照井:青春感を望まれているというのはありました。ただ、12話の中で場面がすごく転換していくんですよね。最初は主人公3人の身近な青春の物語だったのが、どんどん国家規模の戦争の話になっていく。なので、後半はやはりある程度のガンダムらしさというか、戦争ものですし、ある程度の壮大なオーケストレーションがあったほうがいいだろうと。あと、これは監督からのオファーではないのですが、今までのガンダムになかったような音像ができたら良いなと思っていました。現代的でエクスペリメンタルな電子音楽を通過した音響感覚や、エレクトロニカ経由の叙情性を土台にして、その上でオーケストレーションを用いる。単にクラシカルなことを自分がやっても大きな成果は得られないと思ったので、そこは僕がやる価値を見出せたらという意識は持っていました。

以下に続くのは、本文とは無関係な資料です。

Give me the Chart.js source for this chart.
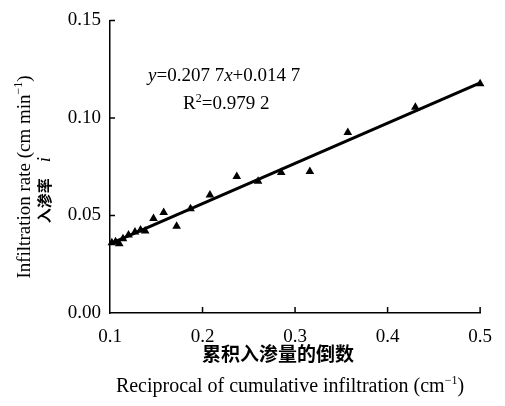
<!DOCTYPE html>
<html>
<head>
<meta charset="utf-8">
<script src="https://cdn.jsdelivr.net/npm/chart.js@4/dist/chart.umd.min.js"></script>
<style>
  html, body { margin: 0; padding: 0; background: #fff; }
  canvas { display: block; }
</style>
</head>
<body>
<canvas id="infChart" width="505" height="406"></canvas>
<script>
// reciprocal of cumulative infiltration (cm^-1)
const recipX = [0.102, 0.106, 0.110, 0.114, 0.120, 0.127, 0.133, 0.138, 0.147, 0.158,
                0.172, 0.187, 0.208, 0.237, 0.260, 0.285, 0.316, 0.357, 0.430, 0.500];
// infiltration rate i (cm min^-1)
const rateY = [0.036, 0.0365, 0.0355, 0.038, 0.040, 0.0415, 0.0425, 0.042, 0.0485, 0.0515,
               0.0445, 0.0535, 0.0605, 0.070, 0.0675, 0.072, 0.0725, 0.0925, 0.1055, 0.1175];
// fitted line end points
const fitX = [0.1, 0.5];
const fitY = [0.0355, 0.118];
const xTicks = [0.1, 0.2, 0.3, 0.4, 0.5];
const yTicks = [0.00, 0.05, 0.10, 0.15];

const serif = '"Liberation Serif", "DejaVu Serif", serif';
const cjk = '"Noto Sans CJK SC", sans-serif';

// draw a row of text pieces with own fonts, centred or left aligned
function drawRuns(ctx, runs, x, y, align) {
  let total = 0;
  runs.forEach(r => { ctx.font = r.font; r.w = ctx.measureText(r.t).width; total += r.w + (r.gap || 0); });
  let cx = align === 'center' ? x - total / 2 : x;
  ctx.textBaseline = 'alphabetic';
  ctx.textAlign = 'left';
  runs.forEach(r => {
    ctx.font = r.font;
    ctx.fillText(r.t, cx, y + (r.dy || 0));
    cx += r.w + (r.gap || 0);
  });
}

const extras = {
  id: 'extras',
  afterDraw(chart) {
    const ctx = chart.ctx;
    const xs = chart.scales.x, ys = chart.scales.y;
    const area = chart.chartArea;
    ctx.save();
    ctx.strokeStyle = '#000';
    ctx.fillStyle = '#000';
    ctx.lineWidth = 1.5;
    // inward tick marks
    ctx.beginPath();
    yTicks.slice(1).forEach(v => {
      const py = ys.getPixelForValue(v);
      ctx.moveTo(area.left, py); ctx.lineTo(area.left + 5, py);
    });
    xTicks.slice(1).forEach(v => {
      const px = xs.getPixelForValue(v);
      ctx.moveTo(px, area.bottom); ctx.lineTo(px, area.bottom - 6);
    });
    ctx.stroke();

    // equation
    const f19 = '19px ' + serif, i19 = 'italic 19px ' + serif;
    drawRuns(ctx, [
      { t: 'y', font: i19 }, { t: '=0.207 7', font: f19 },
      { t: 'x', font: i19 }, { t: '+0.014 7', font: f19 }
    ], 148, 81, 'left');
    drawRuns(ctx, [
      { t: 'R', font: f19 }, { t: '2', font: '12px ' + serif, dy: -7 },
      { t: '=0.979 2', font: f19 }
    ], 183, 109, 'left');

    // x axis titles
    ctx.font = 'bold 19px ' + cjk;
    ctx.textAlign = 'center';
    ctx.textBaseline = 'middle';
    ctx.fillText('累积入渗量的倒数', 278, 354);
    drawRuns(ctx, [
      { t: 'Reciprocal of cumulative infiltration (cm', font: '20px ' + serif },
      { t: '−1', font: '12px ' + serif, dy: -8 },
      { t: ')', font: '20px ' + serif }
    ], 290, 392, 'center');

    // y axis titles (rotated)
    ctx.save();
    ctx.translate(30, 177);
    ctx.rotate(-Math.PI / 2);
    drawRuns(ctx, [
      { t: 'Infiltration rate (cm min', font: f19 },
      { t: '−1', font: '12px ' + serif, dy: -8 },
      { t: ')', font: f19 }
    ], 0, 0, 'center');
    ctx.restore();
    ctx.save();
    ctx.translate(50, 190);
    ctx.rotate(-Math.PI / 2);
    drawRuns(ctx, [
      { t: '入渗率', font: 'bold 15px ' + cjk, gap: 16 },
      { t: 'i', font: i19 }
    ], 0, 0, 'center');
    ctx.restore();
    ctx.restore();
  }
};

new Chart(document.getElementById('infChart').getContext('2d'), {
  type: 'scatter',
  data: {
    datasets: [
      {
        label: 'observed',
        data: recipX.map((x, k) => ({ x: x, y: rateY[k] })),
        pointStyle: 'triangle',
        pointRadius: 5,
        backgroundColor: '#000',
        borderColor: '#000',
        borderWidth: 0,
        clip: false
      },
      {
        label: 'fit',
        type: 'line',
        data: fitX.map((x, k) => ({ x: x, y: fitY[k] })),
        borderColor: '#000',
        borderWidth: 3,
        pointRadius: 0,
        fill: false,
        clip: false
      }
    ]
  },
  options: {
    responsive: false,
    animation: false,
    layout: { padding: { top: 13, right: 19, left: 0, bottom: 0 } },
    plugins: { legend: { display: false }, tooltip: { enabled: false } },
    scales: {
      x: {
        type: 'linear',
        min: 0.1, max: 0.5,
        afterBuildTicks: s => { s.ticks = xTicks.map(v => ({ value: v })); },
        afterFit: s => { s.height = 93; },
        grid: { display: false, drawTicks: false },
        border: { display: true, color: '#000', width: 1.5 },
        ticks: {
          color: '#000', padding: 13,
          font: { family: serif, size: 19 },
          callback: v => v.toFixed(1)
        }
      },
      y: {
        type: 'linear',
        min: 0, max: 0.15,
        afterBuildTicks: s => { s.ticks = yTicks.map(v => ({ value: v })); },
        afterFit: s => { s.width = 110; },
        grid: { display: false, drawTicks: false },
        border: { display: true, color: '#000', width: 1.5 },
        ticks: {
          color: '#000', padding: 9,
          font: { family: serif, size: 19 },
          callback: v => v.toFixed(2)
        }
      }
    }
  },
  plugins: [extras]
});
</script>
</body>
</html>
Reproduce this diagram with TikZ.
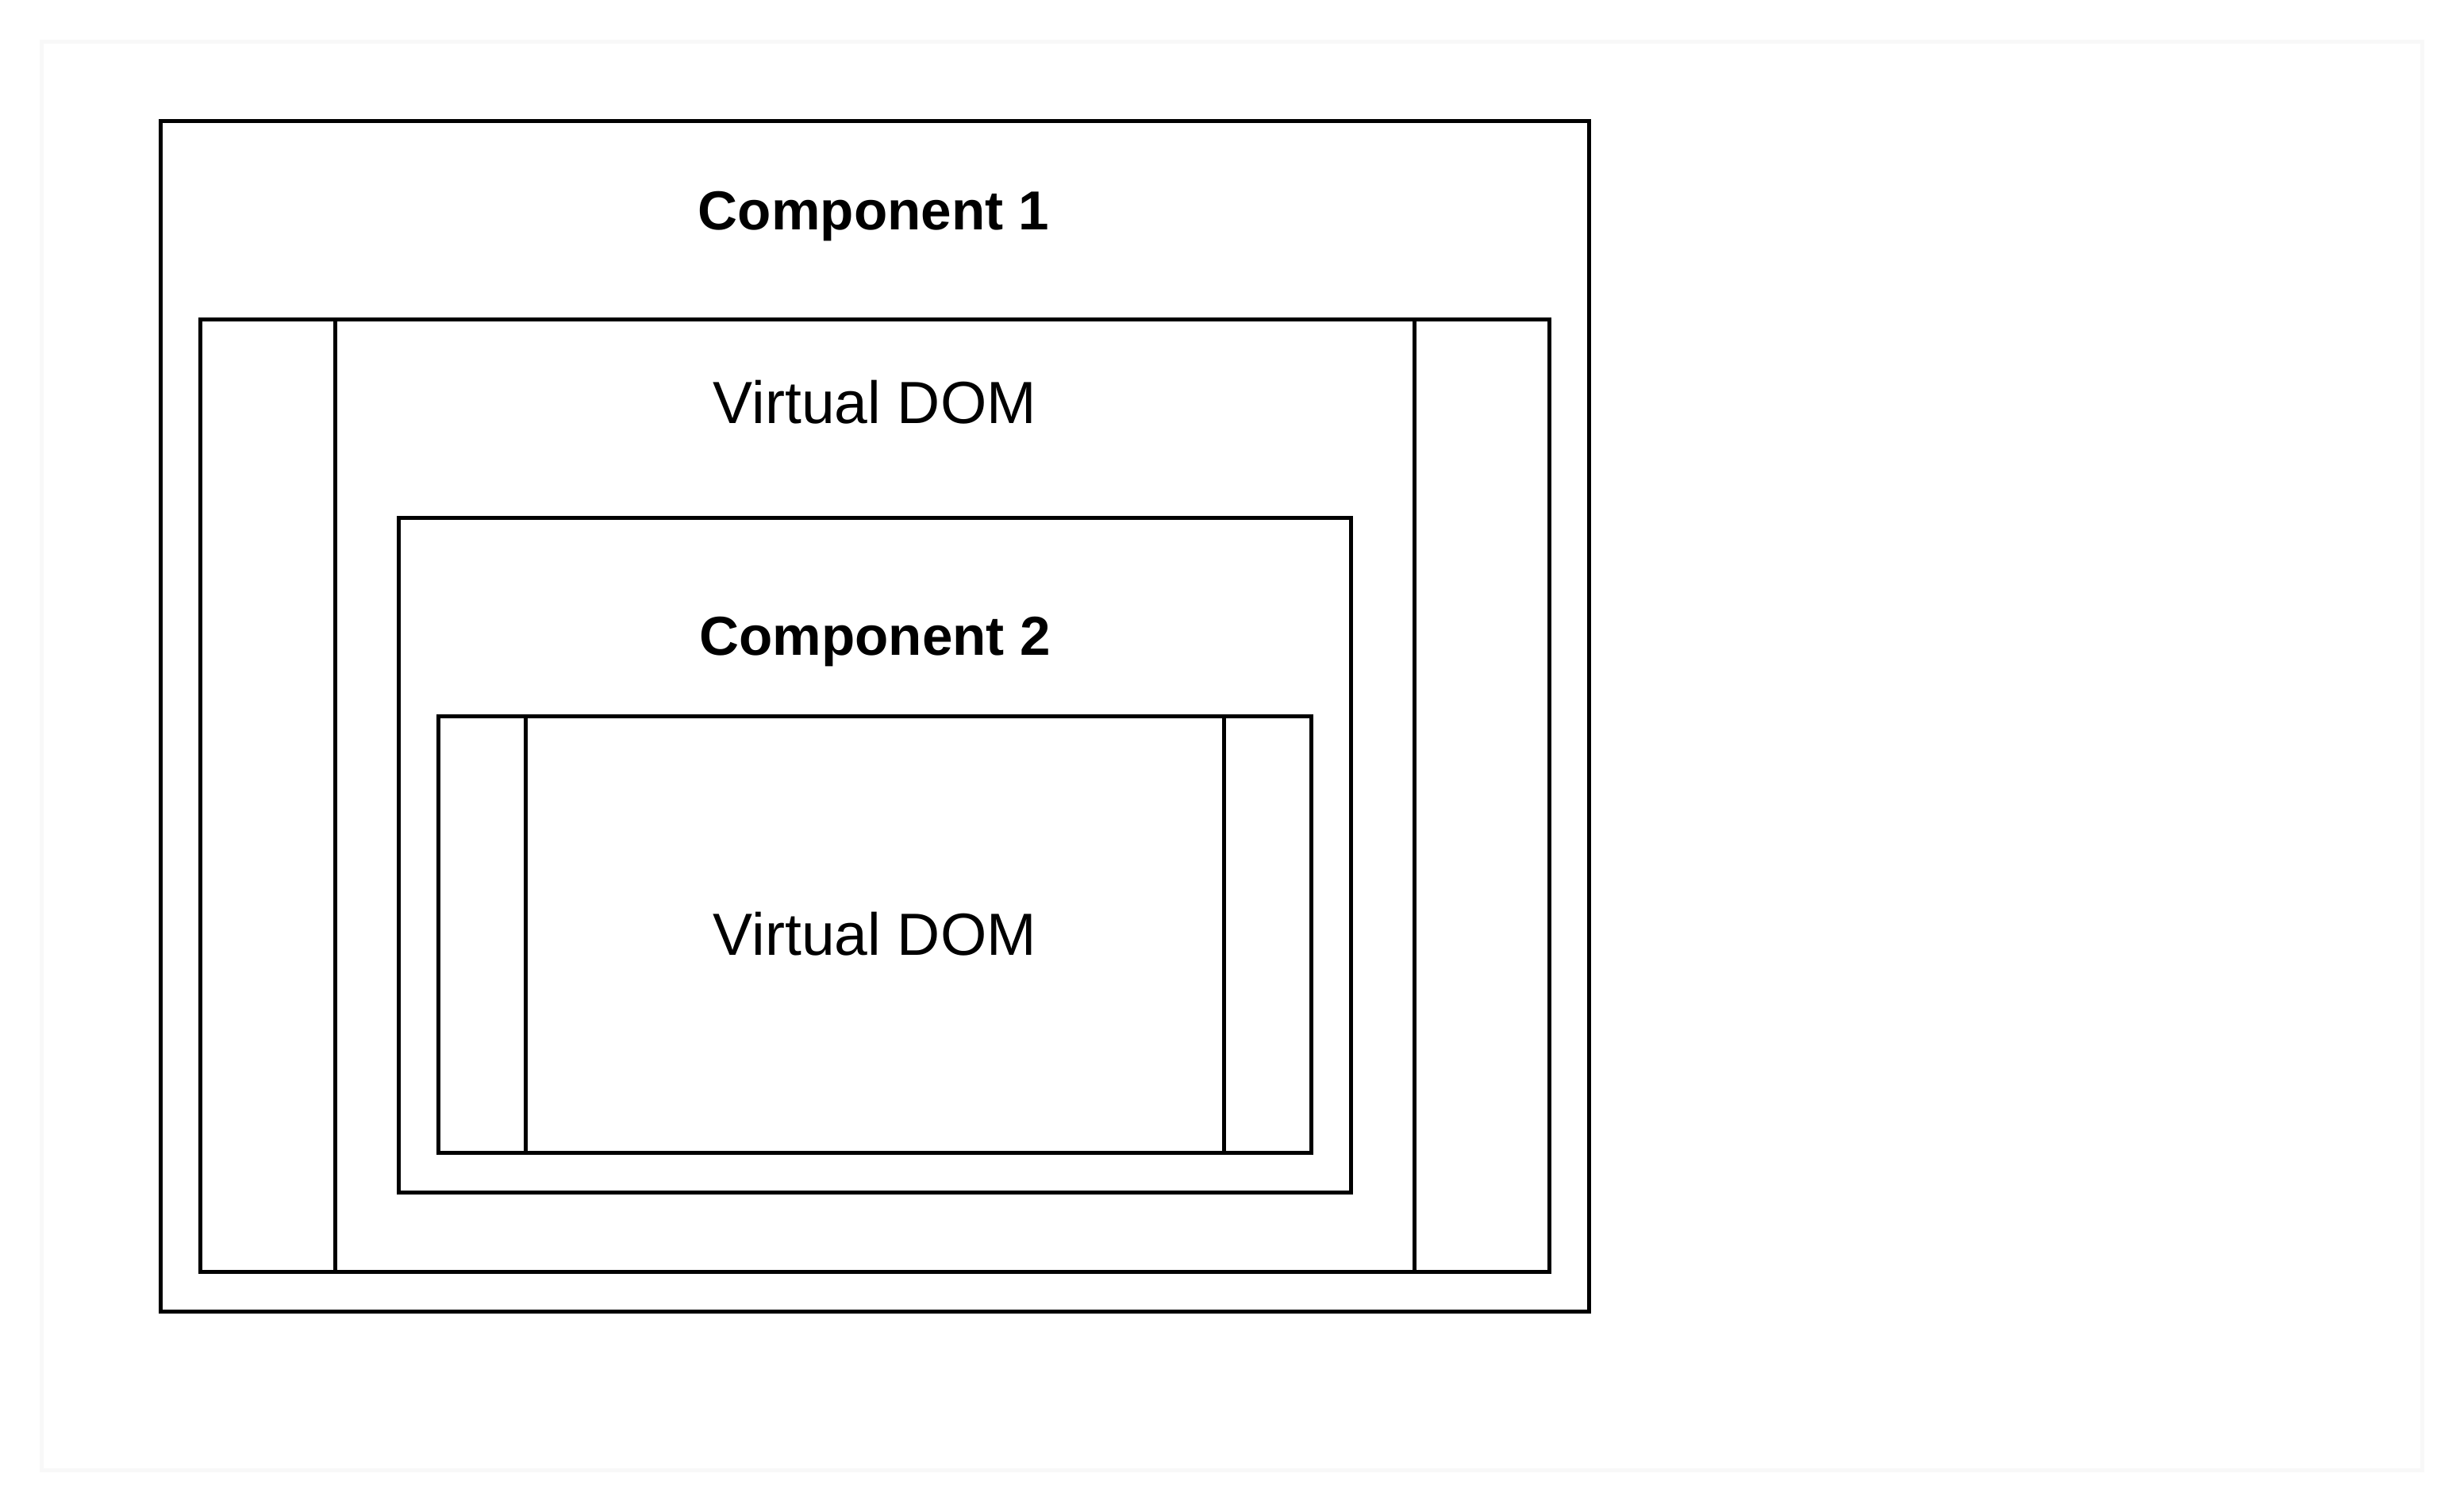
\documentclass[tikz,border=0pt]{standalone}
\usepackage{fontspec}
\setmainfont{Liberation Sans}
\definecolor{faint}{RGB}{248,248,248}
\begin{document}
\begin{tikzpicture}[x=0.25pt,y=-0.25pt,
  box/.style={draw=black, line width=1.25pt, inner sep=0pt, outer sep=0pt, rectangle},
  framebox/.style={draw=faint, line width=1.25pt, inner sep=0pt, outer sep=0pt, rectangle},
  divider/.style={draw=black, line width=1.25pt},
  boldtxt/.style={font=\fontsize{17.3}{21}\selectfont\bfseries, anchor=base, inner sep=0pt},
  plaintxt/.style={font=\fontsize{18.75}{22.5}\selectfont, anchor=base, inner sep=0pt}]
\fill[white] (0,0) rectangle (3105,1905);
\useasboundingbox (0,0) rectangle (3105,1905);
% faint outer frame
\node[framebox, minimum width=750pt, minimum height=450pt] (frame) at (1552.5,952.5) {};
% Component 1
\node[box, minimum width=450pt, minimum height=375pt] (c1) at (1102.5,902.5) {};
% Virtual DOM 1
\node[box, minimum width=425pt, minimum height=300pt] (vd1) at (1102.5,1002.5) {};
\draw[divider] ([xshift=42.5pt]vd1.north west) -- ([xshift=42.5pt]vd1.south west);
\draw[divider] ([xshift=-42.5pt]vd1.north east) -- ([xshift=-42.5pt]vd1.south east);
% Component 2
\node[box, minimum width=300pt, minimum height=212.5pt] (c2) at (1102.5,1077.5) {};
% Virtual DOM 2
\node[box, minimum width=275pt, minimum height=137.5pt] (vd2) at (1102.5,1177.5) {};
\draw[divider] ([xshift=27.5pt]vd2.north west) -- ([xshift=27.5pt]vd2.south west);
\draw[divider] ([xshift=-27.5pt]vd2.north east) -- ([xshift=-27.5pt]vd2.south east);
% labels
\node[boldtxt] (t1) at (1101,290) {Component 1};
\node[plaintxt] (t2) at (1102.5,533) {Virtual DOM};
\node[boldtxt] (t3) at (1102.5,825) {Component 2};
\node[plaintxt] (t4) at (1102.5,1203) {Virtual DOM};
\end{tikzpicture}
\end{document}
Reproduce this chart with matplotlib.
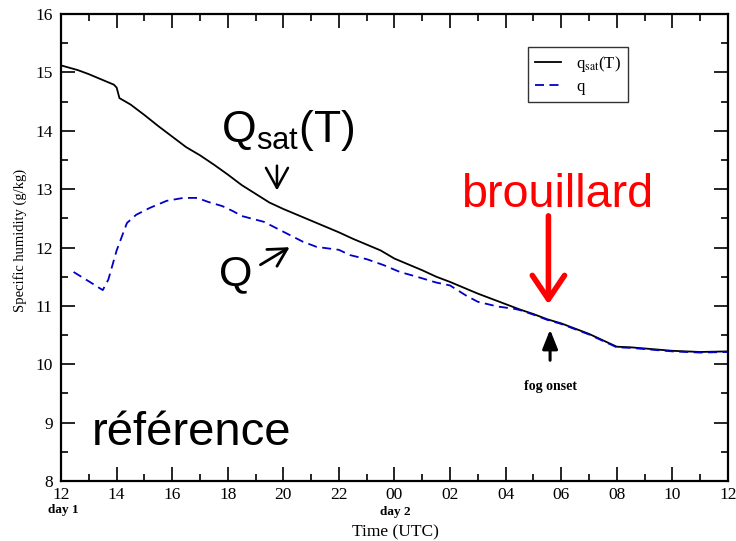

──「コロニーの彼女」のエレクトロニカ的な跳ねたビート、清潔感と情感があるサウンドは『GQuuuuuuX』のトーンを決定づけた役割があると思います。この曲と、歌詞がついた「水槽の街から」はどのような意図やイメージで作られましたか?
照井:マチュというキャラクターをイメージしました。彼女が住んでいるのはコロニーで、ある程度恵まれた環境にいながら鬱屈した思春期の感情を抱えている。だけど、基本的には前向きで、猪突猛進な突進力がある。そういうイメージですね。複雑な曲というよりも、相反するものを持ちつつも、シンプルな突進力、わかりやすく突破力のあるものを作りたいと思っていました。「水槽の街から」は歌詞がついていますが、これに関しては監督からのオファーがありました。作品の内容と離れすぎているのも困るけれど、物語を説明するような、直接的な歌詞ではない方が良いというお話でした。そのほうが物語の厚みが出るからという。だから僕としては、マチュが普段ヘッドホンで聴いて共感しているような曲はこんな曲ではないかと考えながら歌詞を書きました。
──「Far Beyond the Stars」はクライマックスシーンの盛り上がりを担う曲ですが、これについてはどのような意識がありましたか?
照井:森口博子さんが歌ってらっしゃる曲(『機動戦士ガンダムF91』のテーマ曲「ETERNAL WIND〜ほほえみは光る風の中〜」)のように、ガンダムにはそういうシーンでかかる良い曲の系譜がありますよね。そういう曲は自分もすごく大好きだったので、その歴史の系譜として恥ずかしくないものになればと思っていました。プレッシャーは大きかったです。